Photo by Lars L Iversen
31 Jan 2020 Story Nature Action

New insights into how global change is impacting freshwater environments

Photo by Lars L Iversen

A new global study sheds light on how interactions between specific characteristics of catchments, such as carbon and pollution, affect aquatic plant diversity and function in freshwater environments.

Photosynthesis in many aquatic plants relies on bicarbonate (HCO3−) in addition to carbon dioxide (CO2). The study investigates the link between the two and their impact on  plant distribution.

“Anthropogenic changes are affecting bicarbonate and CO2 concentrations and this may alter the species compositions of freshwater plant communities,” says co-author of the study, Ole Vestergaard, marine and freshwater ecosystems expert at UN Environment Programme (UNEP).

Concentrations of bicarbonate and CO2 vary greatly with catchment geology.

Titled Catchment properties and the photosynthetic trait composition of freshwater plant communities, the study, published in Science, provides insights into the distribution of freshwater plants in response to water chemistry and human impacts.

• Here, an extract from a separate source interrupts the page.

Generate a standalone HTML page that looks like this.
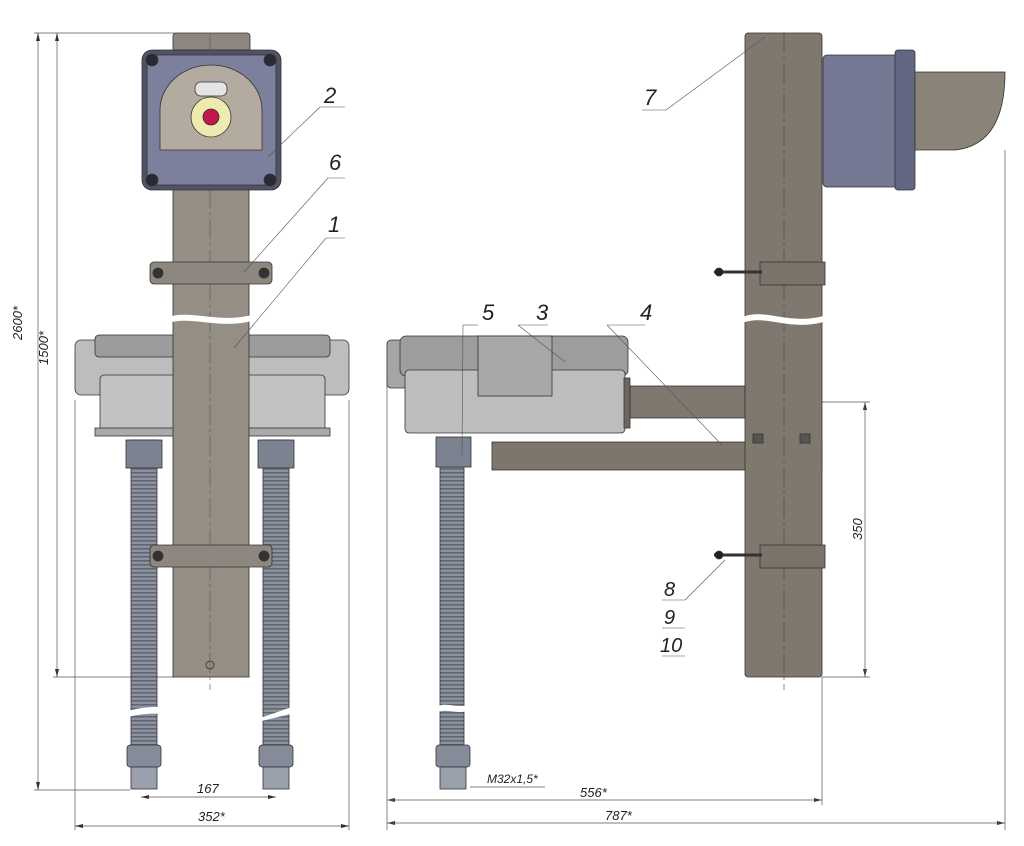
<!DOCTYPE html>
<html><head><meta charset="utf-8"><style>
html,body{margin:0;padding:0;background:#fff}
svg{display:block}
text{font-family:"Liberation Sans",sans-serif;font-style:italic;fill:#222}
</style></head><body>
<svg width="1024" height="846" viewBox="0 0 1024 846" xmlns="http://www.w3.org/2000/svg">
<defs>
<pattern id="thr" width="6" height="4" patternUnits="userSpaceOnUse">
<rect width="6" height="4" fill="#8a909c"/><rect y="0" width="6" height="1.5" fill="#5e6470"/>
</pattern>
</defs>
<g stroke="#333" stroke-width="0.8">
<!-- ===== LEFT VIEW ===== -->
<g stroke="#555" stroke-width="0.7" fill="none">
<line x1="34" y1="33" x2="175" y2="33"/>
<line x1="38" y1="33" x2="38" y2="790"/>
<line x1="53" y1="677" x2="175" y2="677"/>
<line x1="57" y1="33" x2="57" y2="677"/>
<line x1="34" y1="790" x2="130" y2="790"/>
<line x1="75" y1="400" x2="75" y2="830"/>
<line x1="349" y1="400" x2="349" y2="830"/>
<line x1="141" y1="797" x2="276" y2="797"/>
<line x1="75" y1="826" x2="349" y2="826"/>
</g>
<g fill="#333" stroke="none">
<path d="M141 797 l8 -2 v4z"/><path d="M276 797 l-8 -2 v4z"/>
<path d="M75 826 l8 -2 v4z"/><path d="M349 826 l-8 -2 v4z"/>
<path d="M387 800 l8 -2 v4z"/><path d="M822 800 l-8 -2 v4z"/>
<path d="M387 823 l8 -2 v4z"/><path d="M1005 823 l-8 -2 v4z"/>
<path d="M865 402 l-2 8 h4z"/><path d="M865 677 l-2 -8 h4z"/>
<path d="M38 33 l-2 8 h4z"/><path d="M38 790 l-2 -8 h4z"/>
<path d="M57 33 l-2 8 h4z"/><path d="M57 677 l-2 -8 h4z"/>
</g>
<text x="22" y="340" font-size="13" transform="rotate(-90 22 340)" stroke="none">2600*</text>
<text x="48" y="365" font-size="13" transform="rotate(-90 48 365)" stroke="none">1500*</text>
<text x="197" y="793" font-size="13" stroke="none">167</text>
<text x="198" y="821" font-size="13" stroke="none">352*</text>

<rect x="131" y="440" width="26" height="320" fill="url(#thr)"/>
<rect x="263" y="440" width="26" height="320" fill="url(#thr)"/>
<rect x="126" y="440" width="36" height="28" fill="#7d8290"/>
<rect x="258" y="440" width="36" height="28" fill="#7d8290"/>
<rect x="127" y="745" width="34" height="22" rx="3" fill="#858b98"/>
<rect x="131" y="767" width="26" height="22" fill="#9aa0ac"/>
<rect x="259" y="745" width="34" height="22" rx="3" fill="#858b98"/>
<rect x="263" y="767" width="26" height="22" fill="#9aa0ac"/>
<path d="M125 712 C160 700 200 712 230 718 S270 712 300 705 L300 712 C270 718 250 726 230 724 S160 706 125 718Z" fill="#fff" stroke="none"/>

<rect x="75" y="340" width="274" height="55" rx="6" fill="#bdbdbd"/>
<rect x="95" y="335" width="235" height="22" rx="4" fill="#9c9c9c"/>
<rect x="100" y="375" width="225" height="60" rx="4" fill="#c2c2c2"/>
<rect x="95" y="428" width="235" height="8" fill="#aaa"/>

<rect x="173" y="33" width="77" height="20" rx="3" fill="#8d867e"/>
<rect x="173" y="50" width="76" height="627" fill="#958e85"/>
<line x1="210" y1="33" x2="210" y2="690" stroke-dasharray="20 4 3 4" stroke="#555" stroke-width="0.6"/>
<circle cx="210" cy="665" r="4" fill="none"/>
<path d="M165 318 C190 308 220 325 255 314 L255 320 C220 331 190 314 165 324Z" fill="#fff" stroke="none"/>
<rect x="150" y="262" width="122" height="22" rx="4" fill="#8e877f"/>
<circle cx="158" cy="273" r="5" fill="#333"/><circle cx="264" cy="273" r="5" fill="#333"/>
<rect x="150" y="545" width="122" height="22" rx="4" fill="#8e877f"/>
<circle cx="158" cy="556" r="5" fill="#333"/><circle cx="264" cy="556" r="5" fill="#333"/>

<rect x="142" y="50" width="139" height="140" rx="10" fill="#4f5367"/>
<rect x="147" y="55" width="129" height="130" rx="6" fill="#7c809c"/>
<path d="M160 150 L160 110 A51 45 0 0 1 262 110 L262 150Z" fill="#b4aba0"/>
<circle cx="211" cy="117" r="20" fill="#efeab0"/>
<circle cx="211" cy="117" r="8" fill="#c4164a"/>
<rect x="195" y="82" width="32" height="14" rx="6" fill="#e4e4e4"/>
<g fill="#2a2a33"><circle cx="152" cy="60" r="6"/><circle cx="270" cy="60" r="6"/><circle cx="152" cy="180" r="6"/><circle cx="270" cy="180" r="6"/></g>

<g stroke="#555" stroke-width="0.6" fill="none">
<line x1="268" y1="157" x2="320" y2="107"/><line x1="320" y1="107" x2="345" y2="107"/>
<line x1="244" y1="272" x2="328" y2="178"/><line x1="328" y1="178" x2="345" y2="178"/>
<line x1="234" y1="348" x2="326" y2="238"/><line x1="326" y1="238" x2="345" y2="238"/>
</g>
<text x="324" y="103" font-size="22" stroke="none">2</text>
<text x="329" y="170" font-size="22" stroke="none">6</text>
<text x="328" y="232" font-size="22" stroke="none">1</text>

<!-- ===== RIGHT VIEW ===== -->
<g stroke="#555" stroke-width="0.7" fill="none">
<line x1="387" y1="380" x2="387" y2="830"/>
<line x1="822" y1="677" x2="822" y2="805"/>
<line x1="1005" y1="150" x2="1005" y2="830"/>
<line x1="387" y1="800" x2="822" y2="800"/>
<line x1="387" y1="823" x2="1005" y2="823"/>
<line x1="745" y1="402" x2="870" y2="402"/>
<line x1="822" y1="677" x2="870" y2="677"/>
<line x1="865" y1="402" x2="865" y2="677"/>
<line x1="470" y1="787" x2="545" y2="787"/>
</g>
<text x="580" y="797" font-size="13" stroke="none">556*</text>
<text x="605" y="820" font-size="13" stroke="none">787*</text>
<text x="487" y="783" font-size="12" stroke="none">M32x1,5*</text>
<text x="862" y="540" font-size="13" transform="rotate(-90 862 540)" stroke="none">350</text>

<rect x="440" y="460" width="24" height="300" fill="url(#thr)"/>
<rect x="436" y="437" width="35" height="30" fill="#7d8290"/>
<rect x="436" y="745" width="34" height="22" rx="3" fill="#858b98"/>
<rect x="440" y="767" width="26" height="22" fill="#9aa0ac"/>
<path d="M435 708 C445 700 458 710 470 704 L470 710 C458 716 445 706 435 714Z" fill="#fff" stroke="none"/>

<rect x="387" y="340" width="20" height="48" rx="4" fill="#a5a5a5"/>
<rect x="400" y="336" width="228" height="40" rx="6" fill="#9d9d9d"/>
<rect x="405" y="370" width="220" height="63" rx="4" fill="#bdbdbd"/>
<rect x="478" y="336" width="74" height="60" fill="#a8a8a8"/>
<rect x="630" y="386" width="115" height="32" fill="#7f786f"/>
<rect x="624" y="378" width="6" height="50" fill="#6d675f"/>
<rect x="492" y="442" width="330" height="28" fill="#7d766d"/>

<rect x="745" y="33" width="77" height="644" rx="3" fill="#7f786f"/>
<line x1="784" y1="33" x2="784" y2="690" stroke-dasharray="20 4 3 4" stroke="#444" stroke-width="0.6"/>
<path d="M740 318 C765 306 790 328 830 314 L830 320 C790 334 765 312 740 324Z" fill="#fff" stroke="none"/>
<rect x="760" y="262" width="65" height="23" fill="#7a736a"/>
<rect x="760" y="545" width="65" height="23" fill="#7a736a"/>
<line x1="714" y1="272" x2="762" y2="272" stroke-width="3"/>
<line x1="714" y1="555" x2="762" y2="555" stroke-width="3"/>
<circle cx="719" cy="272" r="4" fill="#222"/><circle cx="719" cy="555" r="4" fill="#222"/>
<rect x="753" y="434" width="10" height="9" fill="#555"/><rect x="800" y="434" width="10" height="9" fill="#555"/>

<rect x="823" y="55" width="80" height="132" rx="4" fill="#747892"/>
<rect x="895" y="50" width="20" height="140" rx="3" fill="#626681"/>
<path d="M915 72 L1005 72 Q1005 145 955 150 L915 150Z" fill="#8a8378"/>

<g stroke="#555" stroke-width="0.6" fill="none">
<line x1="765" y1="37" x2="666" y2="110"/><line x1="642" y1="110" x2="666" y2="110"/>
<line x1="462" y1="455" x2="463" y2="325"/><line x1="463" y1="325" x2="478" y2="325"/>
<line x1="565" y1="362" x2="518" y2="325"/><line x1="518" y1="325" x2="548" y2="325"/>
<line x1="722" y1="445" x2="607" y2="325"/><line x1="607" y1="325" x2="645" y2="325"/>
<line x1="725" y1="560" x2="685" y2="600"/><line x1="662" y1="600" x2="685" y2="600"/>
<line x1="662" y1="628" x2="685" y2="628"/><line x1="662" y1="656" x2="685" y2="656"/>
</g>
<text x="644" y="105" font-size="22" stroke="none">7</text>
<text x="482" y="320" font-size="22" stroke="none">5</text>
<text x="536" y="320" font-size="22" stroke="none">3</text>
<text x="640" y="320" font-size="22" stroke="none">4</text>
<text x="664" y="596" font-size="20" stroke="none">8</text>
<text x="664" y="624" font-size="20" stroke="none">9</text>
<text x="660" y="652" font-size="20" stroke="none">10</text>
</g>
</svg>
</body></html>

Reviewing the significance of this research, an Insights piece also published in Science titled Reuniting biogeochemistry with ecology and evolution, says: “The work by Iversen et al. constitutes a breakthrough for at least three reasons. It paves the way for future studies of the impacts of global change on freshwater biodiversity and ecosystem functioning. It highlights the need to develop models for the dynamics of dissolved inorganic carbon in freshwater that go beyond the mainstream focus on CO2 emissions to the atmosphere. And it constitutes a powerful example of integrative ecology across spatial and temporal scales and knowledge domains.”  

image
Human activities and climate change are affecting aquatic plants in ways we are only just beginning to understand. Photo by Ruben Rodriguez Olivares/EBD-CSIC

Driving these changes are human activity and associated pollution: “Anthropogenic changes as a consequence of deforestation, cultivation of land, application of nitrate fertilizers, and reduced atmospheric acid deposition are causing large-scale increases in bicarbonate concentrations,” says the study.

One of the study’s conclusions is that higher bicarbonate concentrations will markedly change species’ composition by allowing tall, fast-growing bicarbonate users to colonize and suppress smaller species adapted to the use of CO2 alone.

Vestergaard says the research “captures the collective effort of a global team of researchers over the past two decades.”